But before you pour out that dragon's blood and trash the Urn, you may want to recall that you have two particularly devout people in your party; it's unlikely they'll just shrug off your destruction of the most sacred icon of their religion. They're willing to die for their beliefs - are you willing to kill for yours? Because that's what you're more than likely going to have to do before they let you defile the Urn. Oh, and then there's the Brother who guided you to the Urn's temple. You'll probably have to kill him, too. But surely it's worth the death of a few to save hundreds of thousands, right?
But that's all assuming that the Darkspawn somehow do gain possession of the Urn - a very big "if". The Urn could serve as a beacon of hope in a land that's facing a dire threat, and as any great leader knows, without hope, even the mightiest army is doomed to fall. It may even rally more people to your cause; you simply don't know what the long-reaching effects of leaving it in place might be.
This is what it's like playing Dragon Age. There is no one right answer, one way to see things, no "good" or "evil" path. As lead designer Mike Laidlaw put it, "You're called a Grey Warden for a reason." Every choice you make has an impact on your world, but that impact may be almost impossible to predict; you may not see the final ripples of your decision until the final chapter of the game. BioWare's David Silverman refers to it as "Choice 2.0, if you will," and it's quite a bit different from the "hit save/see what happens" scenarios we're used to.

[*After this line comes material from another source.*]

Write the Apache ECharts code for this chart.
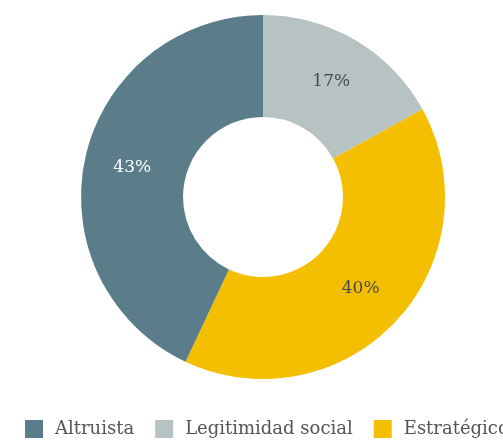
<!DOCTYPE html>
<html>
<head>
<meta charset="utf-8">
<script src="https://cdn.jsdelivr.net/npm/echarts@6/dist/echarts.min.js"></script>
<style>
  html, body { margin: 0; padding: 0; background: #fff; }
  #chart { width: 503px; height: 440px; }
</style>
</head>
<body>
<div id="chart"></div>
<script>
var categories = ["Altruista", "Legitimidad social", "Estratégico"];
var values = [43, 17, 40];
var colors = ["#5a7d89", "#b7c3c2", "#f3bf00"];
var labelColors = ["#ffffff", "#4a4a4a", "#4a4a4a"];

var chart = echarts.init(document.getElementById("chart"));

// slice order clockwise from the top: Legitimidad, Estrategico, Altruista
var order = [1, 2, 0];
var pieData = order.map(function (i) {
	return {
		name: categories[i],
		value: values[i],
		itemStyle: { color: colors[i] },
		label: { color: labelColors[i] }
	};
});

chart.setOption({
	animation: false,
	legend: {
		data: categories,
		left: 20,
		top: 415,
		width: 700,
		itemWidth: 18,
		itemHeight: 18,
		itemGap: 21,
		icon: "rect",
		textStyle: {
			fontFamily: "DejaVu Serif",
			fontSize: 18,
			color: "#555",
			padding: [4, 0, 0, 7]
		}
	},
	series: [
		{
			type: "pie",
			center: [263, 197],
			radius: [80, 182],
			startAngle: 90,
			clockwise: true,
			data: pieData,
			label: {
				position: "inside",
				formatter: "{c}%",
				fontFamily: "DejaVu Serif",
				fontSize: 17
			},
			labelLine: { show: false },
			emphasis: { disabled: true }
		}
	]
});
</script>
</body>
</html>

If the demo from GamesCom is any indication, the situations you face in Dragon Age: Origins will be some of the most nuanced ever presented in a videogame. I'll have more insight - and details about my hands-on time with the game (holy crap, it's good) - for you soon. Oh, by the way, that dragon in the picture? He's hungry and you're tasty. Hope all that pontificating about your moral quandary didn't make you too tired to fight.